### Task statement
Copy out exactly the lines spanning the line with "Recreate this image" to the line with "57, 59, 61];", inclusive, from the data underneath, with no pictures.

### Exercise input
◆ ◆ ◆

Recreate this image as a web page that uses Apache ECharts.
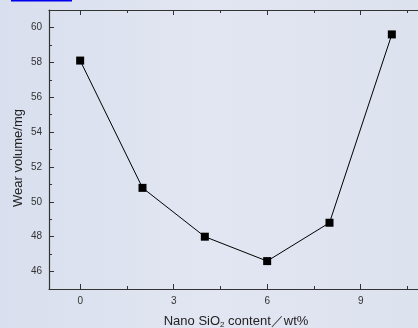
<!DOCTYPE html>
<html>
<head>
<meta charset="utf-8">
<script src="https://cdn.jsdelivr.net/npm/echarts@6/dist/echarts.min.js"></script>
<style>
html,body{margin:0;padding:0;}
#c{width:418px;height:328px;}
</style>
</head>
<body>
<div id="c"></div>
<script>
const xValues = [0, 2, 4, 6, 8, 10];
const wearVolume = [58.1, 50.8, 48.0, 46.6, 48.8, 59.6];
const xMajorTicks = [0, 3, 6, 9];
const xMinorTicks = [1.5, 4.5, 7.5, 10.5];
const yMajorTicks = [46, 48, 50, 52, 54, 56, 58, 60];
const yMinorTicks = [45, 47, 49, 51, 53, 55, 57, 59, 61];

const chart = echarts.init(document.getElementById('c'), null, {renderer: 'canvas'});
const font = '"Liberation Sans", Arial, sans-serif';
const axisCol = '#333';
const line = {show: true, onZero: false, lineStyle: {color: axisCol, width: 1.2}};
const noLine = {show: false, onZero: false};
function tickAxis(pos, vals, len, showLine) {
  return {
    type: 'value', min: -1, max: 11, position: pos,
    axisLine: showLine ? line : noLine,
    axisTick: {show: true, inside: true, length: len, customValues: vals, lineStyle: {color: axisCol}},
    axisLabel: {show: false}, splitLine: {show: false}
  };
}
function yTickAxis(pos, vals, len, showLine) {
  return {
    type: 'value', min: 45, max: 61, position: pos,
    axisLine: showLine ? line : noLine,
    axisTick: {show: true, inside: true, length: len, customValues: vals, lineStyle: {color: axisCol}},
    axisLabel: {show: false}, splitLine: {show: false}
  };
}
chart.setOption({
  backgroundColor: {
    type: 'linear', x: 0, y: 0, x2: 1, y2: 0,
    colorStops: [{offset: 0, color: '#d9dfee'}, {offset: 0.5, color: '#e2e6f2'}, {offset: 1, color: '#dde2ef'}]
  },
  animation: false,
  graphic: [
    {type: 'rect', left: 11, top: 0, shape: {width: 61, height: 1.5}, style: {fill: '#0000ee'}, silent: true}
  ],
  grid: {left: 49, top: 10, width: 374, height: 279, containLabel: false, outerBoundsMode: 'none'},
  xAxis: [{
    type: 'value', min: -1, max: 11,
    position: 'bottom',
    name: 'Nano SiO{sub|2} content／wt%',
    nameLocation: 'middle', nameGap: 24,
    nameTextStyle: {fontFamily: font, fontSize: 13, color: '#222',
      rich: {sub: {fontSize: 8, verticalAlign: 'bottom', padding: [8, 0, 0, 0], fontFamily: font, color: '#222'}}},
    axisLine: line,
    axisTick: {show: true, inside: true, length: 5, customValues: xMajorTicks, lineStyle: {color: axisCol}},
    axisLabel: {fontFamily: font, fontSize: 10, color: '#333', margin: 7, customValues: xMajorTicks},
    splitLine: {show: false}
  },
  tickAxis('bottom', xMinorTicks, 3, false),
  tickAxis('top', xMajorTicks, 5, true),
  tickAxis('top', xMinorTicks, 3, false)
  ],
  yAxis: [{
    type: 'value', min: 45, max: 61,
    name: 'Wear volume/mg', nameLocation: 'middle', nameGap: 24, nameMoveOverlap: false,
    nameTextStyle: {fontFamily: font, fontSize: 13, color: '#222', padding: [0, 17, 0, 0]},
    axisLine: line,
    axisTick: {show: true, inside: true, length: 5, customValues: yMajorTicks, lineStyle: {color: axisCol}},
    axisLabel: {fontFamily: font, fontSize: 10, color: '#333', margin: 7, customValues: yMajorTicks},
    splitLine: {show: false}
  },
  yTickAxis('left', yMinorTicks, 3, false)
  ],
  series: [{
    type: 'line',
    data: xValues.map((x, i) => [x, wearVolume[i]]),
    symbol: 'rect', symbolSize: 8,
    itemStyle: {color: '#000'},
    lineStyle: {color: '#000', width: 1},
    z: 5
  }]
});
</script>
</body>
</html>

◆ ◆ ◆

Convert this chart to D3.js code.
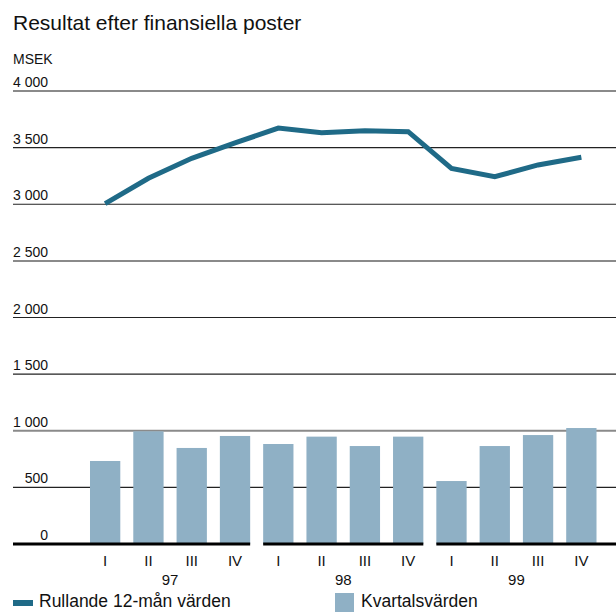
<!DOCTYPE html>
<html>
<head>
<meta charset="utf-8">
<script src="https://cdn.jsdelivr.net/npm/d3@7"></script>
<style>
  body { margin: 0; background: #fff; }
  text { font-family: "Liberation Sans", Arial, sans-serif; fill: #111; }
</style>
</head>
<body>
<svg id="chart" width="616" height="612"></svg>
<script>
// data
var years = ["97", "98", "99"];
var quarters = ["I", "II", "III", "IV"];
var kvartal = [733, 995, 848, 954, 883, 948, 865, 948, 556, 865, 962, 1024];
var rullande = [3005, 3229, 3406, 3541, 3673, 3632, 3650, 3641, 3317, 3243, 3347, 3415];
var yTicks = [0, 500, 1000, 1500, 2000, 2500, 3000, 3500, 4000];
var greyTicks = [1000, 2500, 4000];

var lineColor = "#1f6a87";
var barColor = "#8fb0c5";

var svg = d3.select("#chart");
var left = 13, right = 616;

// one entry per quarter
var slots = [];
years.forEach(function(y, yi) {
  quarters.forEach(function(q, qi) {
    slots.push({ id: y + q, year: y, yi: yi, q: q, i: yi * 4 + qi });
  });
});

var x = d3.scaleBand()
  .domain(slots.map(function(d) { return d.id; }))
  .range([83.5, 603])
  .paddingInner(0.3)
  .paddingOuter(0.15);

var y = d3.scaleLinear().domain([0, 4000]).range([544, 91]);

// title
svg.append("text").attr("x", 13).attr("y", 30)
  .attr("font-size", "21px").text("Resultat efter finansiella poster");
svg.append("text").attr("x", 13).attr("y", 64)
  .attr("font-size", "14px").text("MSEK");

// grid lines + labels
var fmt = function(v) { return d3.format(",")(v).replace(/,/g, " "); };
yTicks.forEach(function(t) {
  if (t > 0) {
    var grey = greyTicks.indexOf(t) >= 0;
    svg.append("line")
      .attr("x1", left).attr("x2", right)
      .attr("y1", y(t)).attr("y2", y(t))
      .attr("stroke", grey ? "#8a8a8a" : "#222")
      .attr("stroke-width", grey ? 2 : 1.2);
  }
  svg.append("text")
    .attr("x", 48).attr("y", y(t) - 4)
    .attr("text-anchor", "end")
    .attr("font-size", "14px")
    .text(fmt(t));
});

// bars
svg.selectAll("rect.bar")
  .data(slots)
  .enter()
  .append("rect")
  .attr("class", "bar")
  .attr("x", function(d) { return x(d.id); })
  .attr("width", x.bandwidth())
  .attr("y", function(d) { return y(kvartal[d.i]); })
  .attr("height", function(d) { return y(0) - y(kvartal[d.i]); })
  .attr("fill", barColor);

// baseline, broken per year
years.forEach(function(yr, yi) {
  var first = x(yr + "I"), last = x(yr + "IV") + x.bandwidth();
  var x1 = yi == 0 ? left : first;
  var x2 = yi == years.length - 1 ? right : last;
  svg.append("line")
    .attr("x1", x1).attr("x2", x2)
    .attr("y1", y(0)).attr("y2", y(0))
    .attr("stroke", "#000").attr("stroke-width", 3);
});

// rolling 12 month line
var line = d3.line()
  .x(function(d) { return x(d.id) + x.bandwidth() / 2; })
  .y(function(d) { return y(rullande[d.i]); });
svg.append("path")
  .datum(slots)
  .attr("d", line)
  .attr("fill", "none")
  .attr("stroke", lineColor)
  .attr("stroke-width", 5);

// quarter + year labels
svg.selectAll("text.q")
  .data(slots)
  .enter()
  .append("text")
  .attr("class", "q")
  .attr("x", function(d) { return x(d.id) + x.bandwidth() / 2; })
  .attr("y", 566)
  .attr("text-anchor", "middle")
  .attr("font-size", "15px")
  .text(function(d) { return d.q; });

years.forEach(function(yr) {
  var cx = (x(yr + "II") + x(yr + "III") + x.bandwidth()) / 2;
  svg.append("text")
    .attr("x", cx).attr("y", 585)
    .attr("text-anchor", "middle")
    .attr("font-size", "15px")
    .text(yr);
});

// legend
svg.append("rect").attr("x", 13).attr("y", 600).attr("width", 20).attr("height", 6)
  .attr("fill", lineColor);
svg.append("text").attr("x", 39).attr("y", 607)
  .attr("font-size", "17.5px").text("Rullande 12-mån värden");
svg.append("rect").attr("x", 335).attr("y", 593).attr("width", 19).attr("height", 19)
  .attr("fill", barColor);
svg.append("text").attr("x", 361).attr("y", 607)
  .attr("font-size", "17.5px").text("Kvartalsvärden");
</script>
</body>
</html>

◆ ◆ ◆

### Written solution
Recreate this image as a web page that uses Apache ECharts.
<!DOCTYPE html>
<html>
<head>
<meta charset="utf-8">
<script src="https://cdn.jsdelivr.net/npm/echarts@6/dist/echarts.min.js"></script>
<style>
html,body{margin:0;padding:0;}
#c{width:418px;height:328px;}
</style>
</head>
<body>
<div id="c"></div>
<script>
const xValues = [0, 2, 4, 6, 8, 10];
const wearVolume = [58.1, 50.8, 48.0, 46.6, 48.8, 59.6];
const xMajorTicks = [0, 3, 6, 9];
const xMinorTicks = [1.5, 4.5, 7.5, 10.5];
const yMajorTicks = [46, 48, 50, 52, 54, 56, 58, 60];
const yMinorTicks = [45, 47, 49, 51, 53, 55, 57, 59, 61];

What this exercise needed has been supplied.